> **Set problem**
Starting at the first line of the entries, extract each line up to and including the one that contains "base = alt.Chart(df)", but leave out the pictures.

Stored entries
* BEGIN *

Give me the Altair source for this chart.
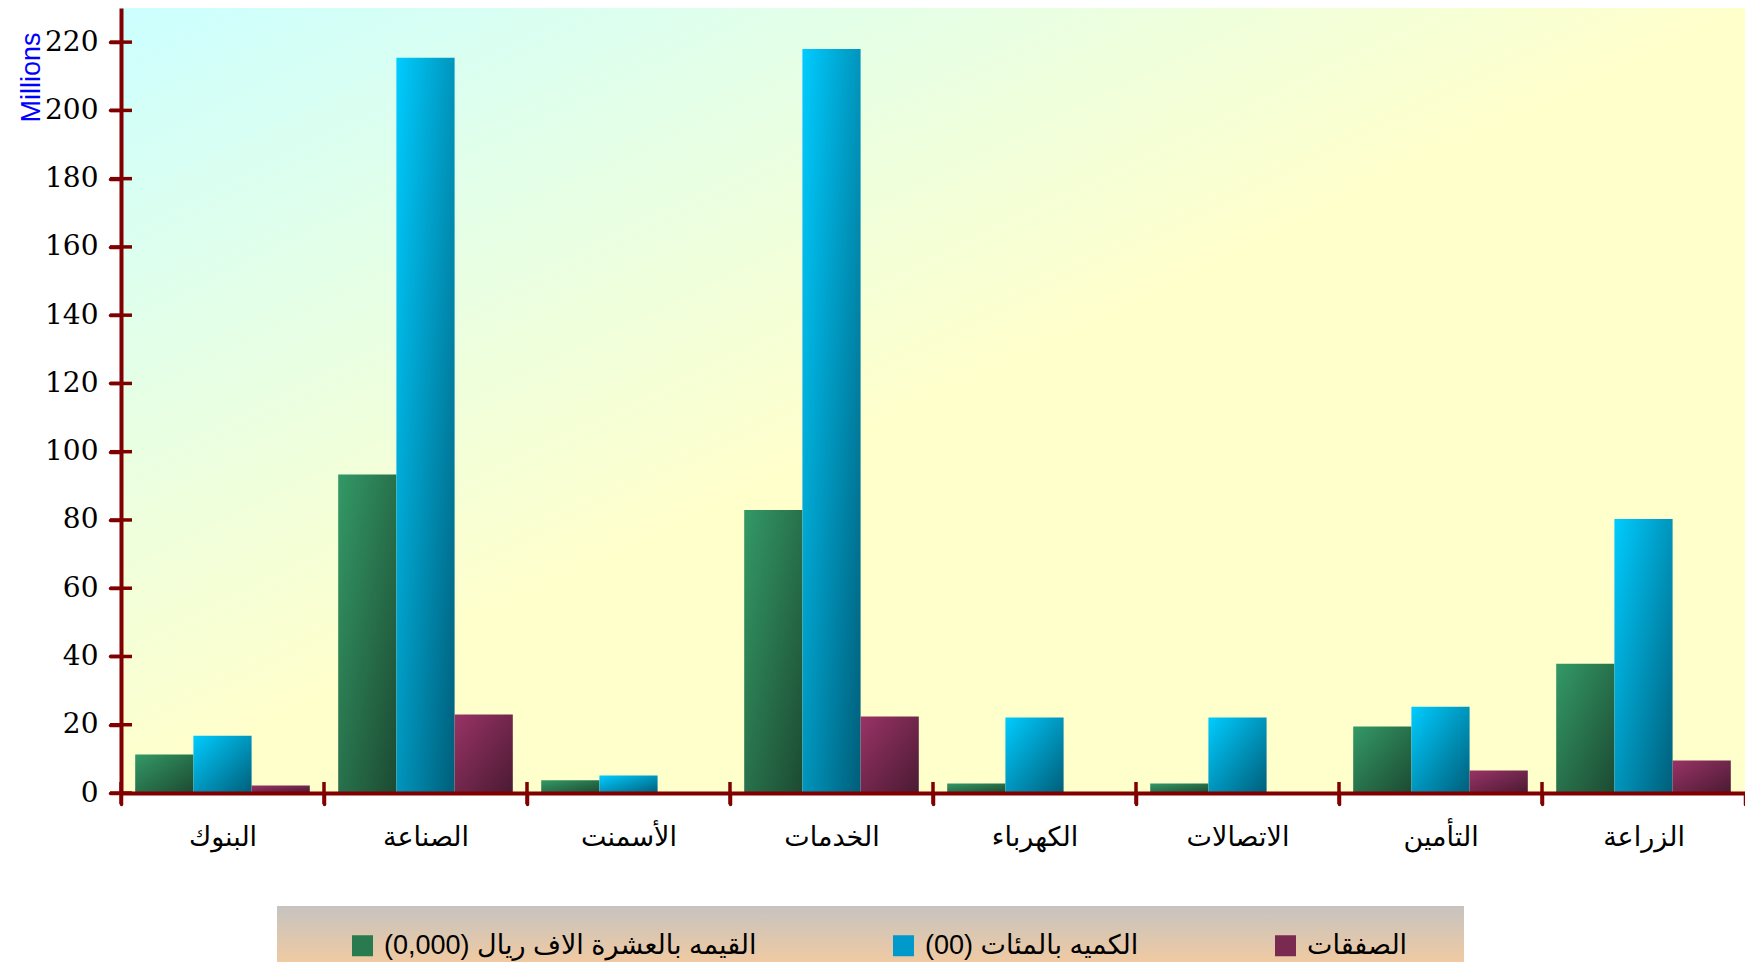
import altair as alt
import pandas as pd

categories = ["البنوك", "الصناعة", "الأسمنت", "الخدمات", "الكهرباء", "الاتصالات", "التأمين", "الزراعة"]
series_names = ["القيمه بالعشرة الاف ريال (0,000)", "الكميه بالمئات (00)", "الصفقات"]
value_tenk = [11.3, 93.3, 3.7, 82.9, 2.8, 2.8, 19.5, 37.9]
quantity = [16.8, 215.4, 5.1, 218.0, 22.1, 22.1, 25.3, 80.3]
deals = [2.2, 23.0, 0.3, 22.4, 0.2, 0.2, 6.6, 9.5]
y_ticks = [0, 20, 40, 60, 80, 100, 120, 140, 160, 180, 200, 220]

rows = []
for s, vals in zip(series_names, [value_tenk, quantity, deals]):
    for c, v in zip(categories, vals):
        rows.append({"category": c, "series": s, "value": v})
df = pd.DataFrame(rows)

DARK_RED = "#800000"


def grad(c1, c2, x2=1, y2=1):
    return alt.LinearGradient(
        gradient="linear",
        stops=[alt.GradientStop(color=c1, offset=0), alt.GradientStop(color=c2, offset=1)],
        x1=0, y1=0, x2=x2, y2=y2,
    )


x_scale = alt.Scale(paddingInner=0, paddingOuter=0)
xo_scale = alt.Scale(domain=series_names, paddingInner=0, paddingOuter=0.244)
y_scale = alt.Scale(domain=[0, 230], nice=False)

x_axis_main = alt.Axis(
    title=None, tickBand="extent", tickSize=11, tickWidth=3.5, tickColor=DARK_RED, tickCap="round",
    domainColor=DARK_RED, domainWidth=4, labelFont="DejaVu Sans", labelFontSize=27,
    labelColor="black", labelPadding=20, labelAngle=0, grid=False, zindex=1,
)
y_axis_main = alt.Axis(
    title="Millions", titleColor="#0000ff", titleFont="Liberation Sans", titleFontSize=27,
    titleFontWeight="normal", titleAngle=270, titleX=-82, titleY=24, titleAlign="right",
    titleBaseline="alphabetic", values=y_ticks, tickSize=11, tickWidth=3.5, tickColor=DARK_RED,
    tickCap="round", domainColor=DARK_RED, domainWidth=4, labelFont="DejaVu Serif",
    labelFontSize=28, labelColor="black", labelPadding=12, grid=False, zindex=1,
)

base = alt.Chart(df)

bg = alt.Chart(alt.Data(values=[{}])).mark_rect(
    fill=grad("#ccffff", "#ffffcc", 0.5, 0.5)
).encode(x=alt.value(0), x2=alt.value("width"), y=alt.value(0), y2=alt.value("height"))

legend_box = alt.Chart(alt.Data(values=[{}])).mark_rect(
    fill=grad("#c6c3c0", "#fccc99", 0, 1)
).encode(x=alt.value(156), x2=alt.value(1343), y=alt.value(898), y2=alt.value(971))


def bars(name, c1, c2, xaxis, yaxis):
    return base.transform_filter(alt.datum.series == name).mark_bar(
        fill=grad(c1, c2), strokeWidth=0
    ).encode(
        x=alt.X("category:N", sort=categories, scale=x_scale, axis=xaxis),
        xOffset=alt.XOffset("series:N", sort=series_names, scale=xo_scale),
        y=alt.Y("value:Q", scale=y_scale, axis=yaxis),
    )


green = bars(series_names[0], "#339966", "#1c4a32", x_axis_main, y_axis_main)
blue = bars(series_names[1], "#00ccff", "#005e7a", None, None)
magenta = bars(series_names[2], "#993366", "#4a1a32", None, None)

# inner halves of the crossing axis ticks
y_tick_marks = alt.Chart(pd.DataFrame({"v": y_ticks})).mark_tick(
    orient="horizontal", size=22, thickness=3.5, color=DARK_RED, opacity=1
).encode(x=alt.value(0), y=alt.Y("v:Q", scale=y_scale, axis=None))

x_tick_marks = alt.Chart(pd.DataFrame({"category": categories})).mark_tick(
    orient="vertical", size=22, thickness=3.5, color=DARK_RED, opacity=1
).encode(
    x=alt.X("category:N", sort=categories, scale=x_scale, bandPosition=0, axis=None),
    y=alt.value("height"),
)

legend_layer = base.mark_bar(opacity=0).encode(
    x=alt.X("category:N", sort=categories, scale=x_scale, axis=None),
    xOffset=alt.XOffset("series:N", sort=series_names, scale=xo_scale),
    y=alt.Y("value:Q", scale=y_scale, axis=None),
    color=alt.Color(
        "series:N",
        scale=alt.Scale(domain=series_names, range=["#2a7a50", "#0099cc", "#7a2a50"]),
        legend=alt.Legend(
            title=None, orient="none", legendX=228, legendY=924, direction="horizontal",
            columns=3, columnPadding=133, symbolType="square", symbolSize=441,
            symbolStrokeWidth=0, symbolOpacity=1, labelFont="Liberation Sans, DejaVu Sans",
            labelFontSize=27, labelColor="black", labelOffset=8, labelLimit=1000,
            labelExpr="'\u200f' + datum.label + '\u200f'",
        ),
    ),
)

chart = alt.layer(
    bg, legend_box, green, blue, magenta, y_tick_marks, x_tick_marks, legend_layer
).resolve_axis(x="independent", y="independent").properties(
    width=1624, height=785,
    autosize=alt.AutoSizeParams(type="none"),
    padding={"left": 113, "top": 0, "right": 0, "bottom": 169},
).configure_view(stroke=None)

chart.save("out.html", embed_options={"renderer": "svg", "actions": False})
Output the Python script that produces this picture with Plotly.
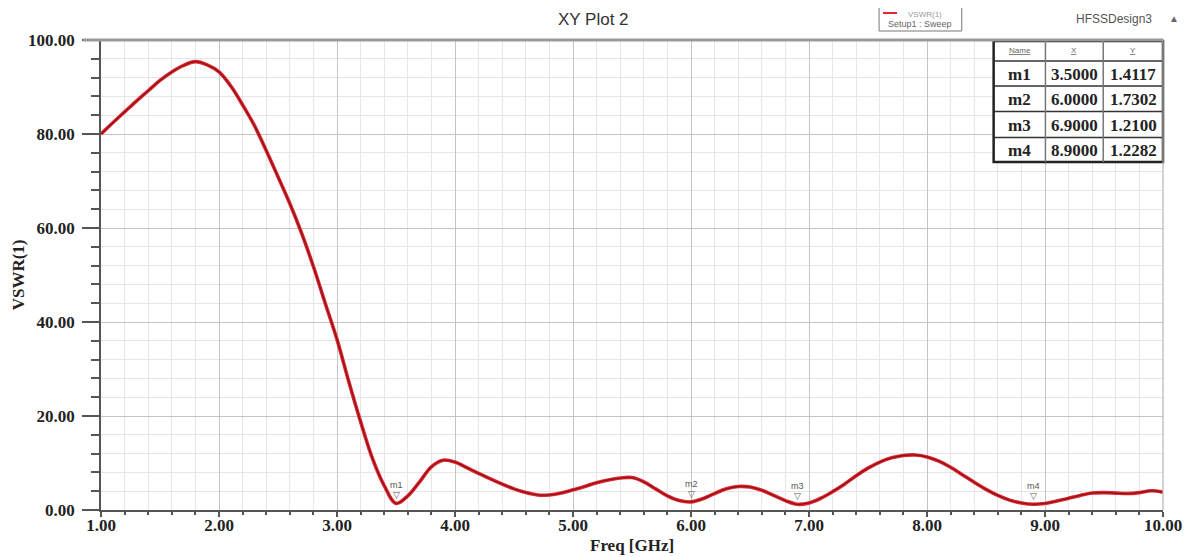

* END *

> **Exercise solution**
Give me the Altair source for this chart.
import altair as alt
import pandas as pd

categories = ["البنوك", "الصناعة", "الأسمنت", "الخدمات", "الكهرباء", "الاتصالات", "التأمين", "الزراعة"]
series_names = ["القيمه بالعشرة الاف ريال (0,000)", "الكميه بالمئات (00)", "الصفقات"]
value_tenk = [11.3, 93.3, 3.7, 82.9, 2.8, 2.8, 19.5, 37.9]
quantity = [16.8, 215.4, 5.1, 218.0, 22.1, 22.1, 25.3, 80.3]
deals = [2.2, 23.0, 0.3, 22.4, 0.2, 0.2, 6.6, 9.5]
y_ticks = [0, 20, 40, 60, 80, 100, 120, 140, 160, 180, 200, 220]

rows = []
for s, vals in zip(series_names, [value_tenk, quantity, deals]):
    for c, v in zip(categories, vals):
        rows.append({"category": c, "series": s, "value": v})
df = pd.DataFrame(rows)

DARK_RED = "#800000"


def grad(c1, c2, x2=1, y2=1):
    return alt.LinearGradient(
        gradient="linear",
        stops=[alt.GradientStop(color=c1, offset=0), alt.GradientStop(color=c2, offset=1)],
        x1=0, y1=0, x2=x2, y2=y2,
    )


x_scale = alt.Scale(paddingInner=0, paddingOuter=0)
xo_scale = alt.Scale(domain=series_names, paddingInner=0, paddingOuter=0.244)
y_scale = alt.Scale(domain=[0, 230], nice=False)

x_axis_main = alt.Axis(
    title=None, tickBand="extent", tickSize=11, tickWidth=3.5, tickColor=DARK_RED, tickCap="round",
    domainColor=DARK_RED, domainWidth=4, labelFont="DejaVu Sans", labelFontSize=27,
    labelColor="black", labelPadding=20, labelAngle=0, grid=False, zindex=1,
)
y_axis_main = alt.Axis(
    title="Millions", titleColor="#0000ff", titleFont="Liberation Sans", titleFontSize=27,
    titleFontWeight="normal", titleAngle=270, titleX=-82, titleY=24, titleAlign="right",
    titleBaseline="alphabetic", values=y_ticks, tickSize=11, tickWidth=3.5, tickColor=DARK_RED,
    tickCap="round", domainColor=DARK_RED, domainWidth=4, labelFont="DejaVu Serif",
    labelFontSize=28, labelColor="black", labelPadding=12, grid=False, zindex=1,
)

base = alt.Chart(df)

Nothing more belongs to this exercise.